DbClustal is capable of producing high quality global alignments of the top scoring sequences found in a Blast database search, automatically and within the time limits essential to large scale genome analysis projects. DbClustal combines the advantages of both local and global alignment algorithms in a traditional tree-based progressive alignment. The widely used global alignment program ClustalW has been modified to incorporate local alignment data in the form of a list of anchor points between pairs of sequences in the dataset. A new tool, the BLAST post-processing program, Ballast is used to create the anchor points, although other sources of local conservation information could be used. Ballast identifies conserved parts in the sequences detected by BLAST and creates a file containing a list of self-consistent anchors between the query sequence and the database hits. By weighting the DbClustal global alignment towards the anchor points, an accurate multiple alignments can be generated incorporating very long gaps for the terminal extensions and internal insertions.
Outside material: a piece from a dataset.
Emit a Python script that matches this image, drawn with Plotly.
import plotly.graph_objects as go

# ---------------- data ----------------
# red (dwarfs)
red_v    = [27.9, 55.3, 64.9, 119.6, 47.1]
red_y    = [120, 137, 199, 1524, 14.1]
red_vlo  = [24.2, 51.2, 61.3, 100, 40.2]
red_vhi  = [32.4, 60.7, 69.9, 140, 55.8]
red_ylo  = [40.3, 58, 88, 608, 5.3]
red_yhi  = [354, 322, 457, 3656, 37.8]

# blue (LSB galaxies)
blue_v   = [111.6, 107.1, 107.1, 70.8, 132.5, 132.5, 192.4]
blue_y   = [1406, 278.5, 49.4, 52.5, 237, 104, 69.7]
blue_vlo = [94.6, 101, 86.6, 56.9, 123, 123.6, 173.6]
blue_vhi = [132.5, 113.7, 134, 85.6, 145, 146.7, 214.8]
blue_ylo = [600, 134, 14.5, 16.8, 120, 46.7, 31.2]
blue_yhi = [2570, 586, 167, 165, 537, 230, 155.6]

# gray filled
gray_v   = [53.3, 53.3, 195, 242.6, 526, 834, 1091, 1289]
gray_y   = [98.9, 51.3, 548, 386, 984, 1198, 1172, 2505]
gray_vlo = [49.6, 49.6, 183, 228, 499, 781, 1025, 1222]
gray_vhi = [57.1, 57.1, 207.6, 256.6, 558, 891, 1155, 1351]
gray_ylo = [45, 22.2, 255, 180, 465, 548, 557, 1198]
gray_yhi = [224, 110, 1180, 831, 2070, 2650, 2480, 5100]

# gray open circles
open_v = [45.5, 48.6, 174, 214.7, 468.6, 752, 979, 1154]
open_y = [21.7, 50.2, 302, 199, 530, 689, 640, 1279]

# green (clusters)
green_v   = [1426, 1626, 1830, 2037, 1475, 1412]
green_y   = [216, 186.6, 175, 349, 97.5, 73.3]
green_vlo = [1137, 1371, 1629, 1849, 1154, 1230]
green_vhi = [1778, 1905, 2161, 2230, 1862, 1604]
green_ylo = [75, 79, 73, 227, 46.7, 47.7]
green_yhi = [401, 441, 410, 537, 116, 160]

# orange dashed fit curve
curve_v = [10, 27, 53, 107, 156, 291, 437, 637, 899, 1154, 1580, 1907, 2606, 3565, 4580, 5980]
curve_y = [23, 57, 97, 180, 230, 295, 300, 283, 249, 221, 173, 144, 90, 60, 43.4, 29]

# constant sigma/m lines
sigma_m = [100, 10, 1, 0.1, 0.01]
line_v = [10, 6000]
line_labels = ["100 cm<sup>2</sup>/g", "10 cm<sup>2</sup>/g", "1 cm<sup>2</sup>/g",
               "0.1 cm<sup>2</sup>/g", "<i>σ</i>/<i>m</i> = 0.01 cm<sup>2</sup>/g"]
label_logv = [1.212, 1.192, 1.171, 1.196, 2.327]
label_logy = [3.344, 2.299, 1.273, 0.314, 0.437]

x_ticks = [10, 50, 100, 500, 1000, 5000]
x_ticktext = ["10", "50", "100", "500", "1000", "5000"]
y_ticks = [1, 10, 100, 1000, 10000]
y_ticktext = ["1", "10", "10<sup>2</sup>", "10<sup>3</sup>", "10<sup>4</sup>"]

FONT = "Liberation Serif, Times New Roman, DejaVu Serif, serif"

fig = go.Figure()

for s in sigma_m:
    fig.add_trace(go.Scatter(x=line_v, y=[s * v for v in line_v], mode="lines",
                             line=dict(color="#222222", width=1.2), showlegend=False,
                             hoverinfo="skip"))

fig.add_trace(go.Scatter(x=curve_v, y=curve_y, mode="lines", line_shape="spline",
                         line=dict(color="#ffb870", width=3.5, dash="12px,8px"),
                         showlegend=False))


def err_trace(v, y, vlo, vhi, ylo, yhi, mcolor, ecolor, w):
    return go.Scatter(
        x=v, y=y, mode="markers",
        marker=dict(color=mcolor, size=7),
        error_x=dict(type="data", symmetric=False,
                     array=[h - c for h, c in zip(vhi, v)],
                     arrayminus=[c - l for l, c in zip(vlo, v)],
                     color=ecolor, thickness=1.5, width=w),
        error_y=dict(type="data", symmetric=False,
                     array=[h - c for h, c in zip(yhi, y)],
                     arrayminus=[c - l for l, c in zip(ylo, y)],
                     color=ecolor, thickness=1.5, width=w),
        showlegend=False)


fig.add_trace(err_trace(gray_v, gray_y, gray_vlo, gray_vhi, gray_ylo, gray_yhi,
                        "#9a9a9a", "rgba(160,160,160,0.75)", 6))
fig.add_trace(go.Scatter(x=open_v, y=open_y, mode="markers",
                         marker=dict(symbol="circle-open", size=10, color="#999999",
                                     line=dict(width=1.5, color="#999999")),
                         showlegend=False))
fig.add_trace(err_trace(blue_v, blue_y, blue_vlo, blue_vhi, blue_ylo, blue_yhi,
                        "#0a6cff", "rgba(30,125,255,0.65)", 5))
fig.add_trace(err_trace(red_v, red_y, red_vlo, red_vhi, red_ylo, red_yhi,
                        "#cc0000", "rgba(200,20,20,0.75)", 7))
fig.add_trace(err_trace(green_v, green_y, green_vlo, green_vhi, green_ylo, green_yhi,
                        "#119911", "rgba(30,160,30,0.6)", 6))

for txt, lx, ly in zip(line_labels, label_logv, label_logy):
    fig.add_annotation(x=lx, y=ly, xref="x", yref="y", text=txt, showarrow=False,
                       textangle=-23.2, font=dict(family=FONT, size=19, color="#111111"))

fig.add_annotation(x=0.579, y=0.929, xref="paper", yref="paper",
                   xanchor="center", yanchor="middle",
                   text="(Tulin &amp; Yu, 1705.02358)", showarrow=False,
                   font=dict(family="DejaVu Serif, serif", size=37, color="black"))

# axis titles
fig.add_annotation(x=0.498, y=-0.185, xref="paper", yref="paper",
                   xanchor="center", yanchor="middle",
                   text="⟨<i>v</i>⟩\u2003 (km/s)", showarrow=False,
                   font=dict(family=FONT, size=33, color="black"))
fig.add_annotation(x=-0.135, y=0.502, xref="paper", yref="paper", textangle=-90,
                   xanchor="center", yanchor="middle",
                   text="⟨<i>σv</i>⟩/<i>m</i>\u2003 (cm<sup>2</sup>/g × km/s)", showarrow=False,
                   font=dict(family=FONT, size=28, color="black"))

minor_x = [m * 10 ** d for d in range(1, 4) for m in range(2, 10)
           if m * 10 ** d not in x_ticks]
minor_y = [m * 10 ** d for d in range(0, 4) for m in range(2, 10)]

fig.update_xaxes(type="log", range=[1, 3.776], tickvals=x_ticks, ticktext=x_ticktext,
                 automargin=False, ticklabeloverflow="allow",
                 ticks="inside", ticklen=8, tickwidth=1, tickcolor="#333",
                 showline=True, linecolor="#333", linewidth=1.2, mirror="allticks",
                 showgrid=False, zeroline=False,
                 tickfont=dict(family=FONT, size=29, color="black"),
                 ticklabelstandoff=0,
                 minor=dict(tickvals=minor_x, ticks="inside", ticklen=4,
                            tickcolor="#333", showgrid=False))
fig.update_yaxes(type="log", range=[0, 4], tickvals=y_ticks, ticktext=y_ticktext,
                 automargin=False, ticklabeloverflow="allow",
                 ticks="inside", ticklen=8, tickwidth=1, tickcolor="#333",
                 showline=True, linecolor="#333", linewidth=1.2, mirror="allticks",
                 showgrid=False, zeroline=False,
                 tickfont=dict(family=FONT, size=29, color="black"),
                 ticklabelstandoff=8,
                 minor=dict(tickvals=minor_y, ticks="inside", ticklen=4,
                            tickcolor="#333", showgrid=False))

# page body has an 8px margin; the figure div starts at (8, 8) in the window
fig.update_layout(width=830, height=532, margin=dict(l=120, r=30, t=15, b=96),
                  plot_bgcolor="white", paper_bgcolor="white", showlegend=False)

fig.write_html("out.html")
The weighting scheme used in DbClustal means that the global alignment is encouraged towards, but not constrained to, the conserved motifs.
DbClustal addresses the important problem of the automatic multiple alignment of the top scoring full-length sequences detected by a database homology search.
The rapidity and reliability of DbClustal have been shown using the recently annotated proteome of certain plants where the number of alignments with totally misaligned sequences was reduced from 20% to <2%. A website is implemented proposing BLASTp database searches with automatic alignment of the top hits by DbClustal.
Evaluation calculation for the DbClustal is performed using the three procedures: similarity calculation, distance calculation, and cluster validation calculation.
The percent identify (ID) score is used to calculate the similarity between two sequences in the aligned matrices generated in the step named ‘alignment analyses’.
PipeAlign2 is a protein family analysis tool integrating a multi-step process ranging from the search for sequence homologues in protein and 3D structure databases to the structural / functional annotation of the family. The complete, automatic pipeline takes a single sequence or a set of sequences as input and constructs a high-quality, validated multiple sequence alignment (MSA) in which sequences are clustered into potential functional subgroups. Sequence annotations are automatically extracted from the public database (Uniprot, InterPro, etc.), cross-validated and integrated in the MSA. For the more experienced user, the PipeAlign2 server also provides many options to run only a part of the analysis, with the possibility to modify the default parameters of each step.